2002-02-06 Thread Cebuano

Duh,
thanks for straightening out my twisted brain.
That's what happens i guess when the reading gets
too close to the pages that we miss to see the book.
Thanks John.
Elmer

- Original Message -
From: John Neiberger 
To: 
Sent: Wednesday, February 06, 2002 1:12 PM
Subject: Re: BGP Path Selection [7:34652]


 If RtrB is an iBGP peer of RtrA, it will never advertise a route to RtrA
 that it learned from RtrA or any other iBGP peer.

 HTH,
 John

  Cebuano  2/6/02 10:38:01 AM 
 As per CCO:
 BGP selects only one path as the best path.
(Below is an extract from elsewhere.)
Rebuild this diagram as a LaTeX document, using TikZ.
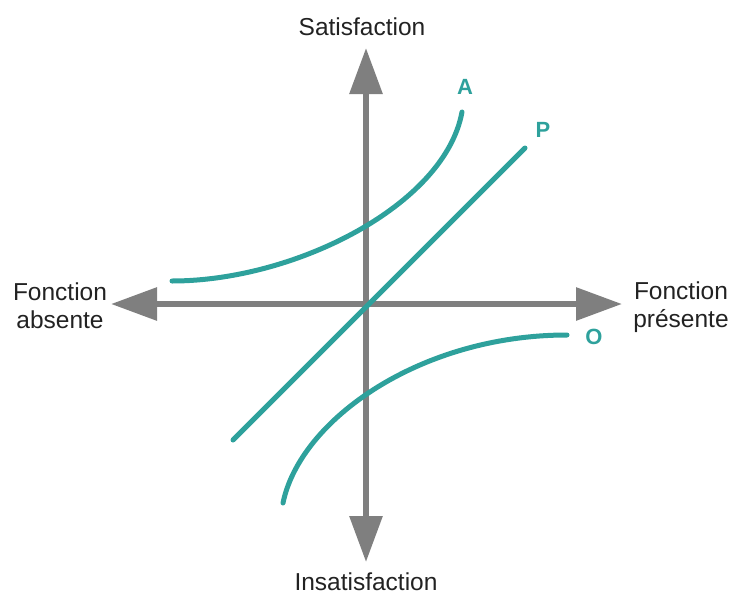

When the path is selected,
 BGP
 puts the selected path in its routing table and propagates the path to
 its
 neighbors.
 But...
 Step 3 - prefer the path with the largest local preference.
 Step 4 - If the local preferences are the same, prefer the path that
 was
 originated by BGP running on this router.

 So if RtrA originated 10.0.0.0, it advertises this to its IBGP peer
 RtrB with
 a default Local Preference = 100, now if RtrB is configured with a
 route-map
 that
 sets this incoming update's Local Preference to 250, this would result
 in
 RtrA
 installing in its route table to get to 10.0.0.0 prefer taking the
 path that
 goes to RtrB? So now RtrA propagates this info to RtrB?
 Please help make some sense of this.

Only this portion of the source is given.